Today and tomorrow, NASA and industry officials will be meeting at the Kennedy Space Center to discuss a draft request for proposals (RFP) for the next phase of the commercial crew program. The Commercial Crew Transportation Capability, or CCtCap, contract will cover the development and test of crew transportation systems to take astronauts to and from the International Space Station (ISS). It will also, unlike previous phases of the program, use a contract that follows the Federal Acquisition Regulations (FAR) rather than Space Act Agreements.
Although NASA is shifting to FAR-based contracts, one NASA official hopes to maintain the spirit of partnerships between NASA and industry in earlier phases of the program. “We will want this to be a partnership,” Phil McAlister said in a meeting of the NASA Advisory Council’s Human Exploration and Operations (HEO) committee on Tuesday. “Even though we’re entering into a contract, that does not preclude us from still being in a partnership mode. We still want cost-share, we still want them to own the intellectual property and to operate these systems.” Moving to a FAR-based contract, he said, does allow NASA to apply its requirements to the vehicles in order to certify them for transporting NASA astronauts.

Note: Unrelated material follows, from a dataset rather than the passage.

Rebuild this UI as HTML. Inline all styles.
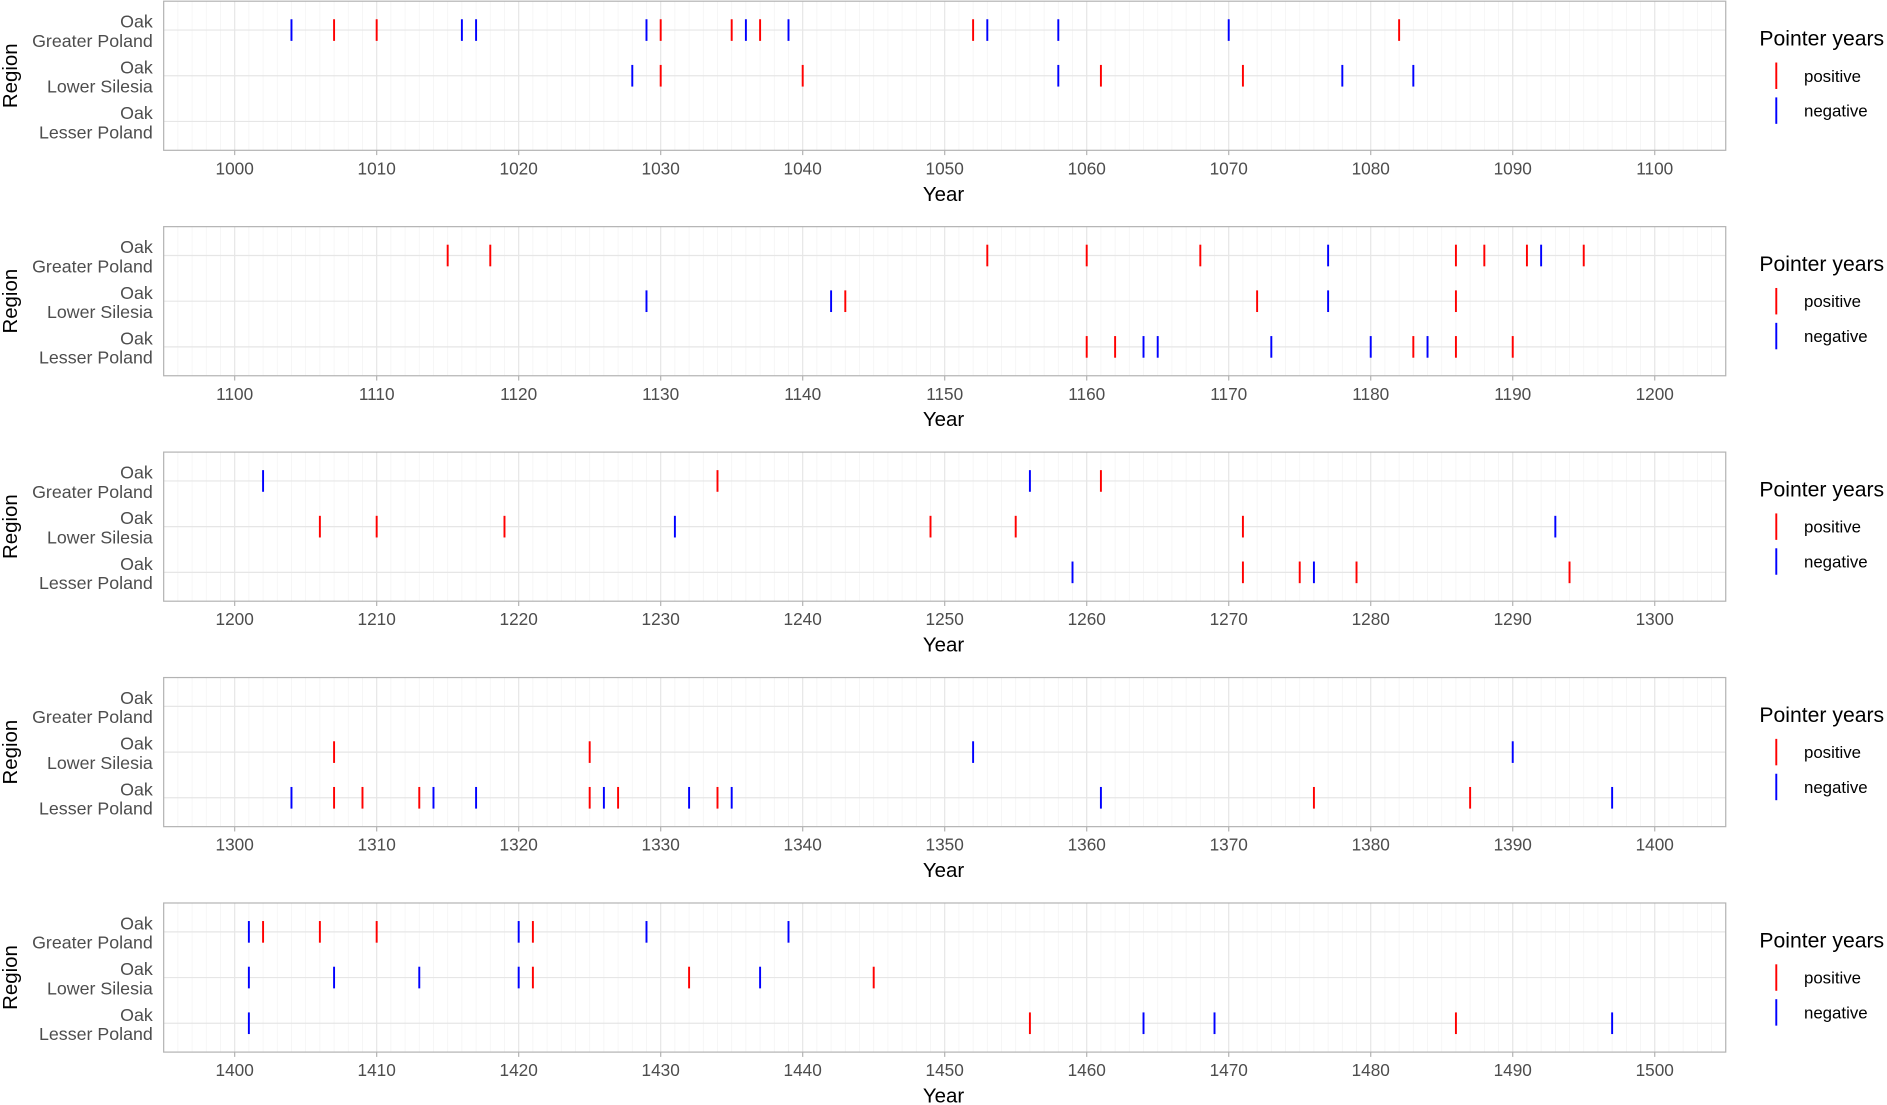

How many companies will go forward from the ongoing CCiCap program to the new CCtCap program remains to be seen, and depends on program funding. McAlister, like other NASA officials, emphasized the need to maintain competition. “I see prematurely eliminating competition as one of the primary risks,” he said. “We really do not want to do that.” A premature downselect, he argued, threatened the ability of the effort to develop safe, reliable, and cost-effective systems. “I believe competition supports all three of those simultaneously,” he said.
McAlister, though, did suggest that there would likely be a downselect from the three companies that currently have funded CCiCap awards to those who get CCtCap contracts. “I don’t know if we can carry three,” he said. “I think two would probably be sufficient to maintain the benefits of competition.” That’s in line with previous speculation about NASA’s plans for the future of commercial crew.
That belief, though, clashed with some members of the NAC HEO committee, who expressed concern that limited funding could keep NASA from having a commercial crew system ready by 2017, extending reliance on Russia’s Soyuz spacecraft. At the full NAC meeting Wednesday, Richard Kohrs, chairman of the HEO committee, offered a recommendation that NASA make schedule a top priority for the program. “You really ought to go pick a schedule and a fixed date,” he said. “You ought to pick a schedule and stick to it as best you can.”
Although NASA administrator Charles Bolden has previously said the 2017 date would be in jeopardy if the program got less than the $821 million requested by the administration in fiscal year 2014, McAlister said the specific impact to the program if it received closer to $500 million remained to be seen. “It would be up to NASA to decide what was in the best interest of the government: either to downselect or to slip schedule or to make some other change to the program,” he said. “All those things are in play.”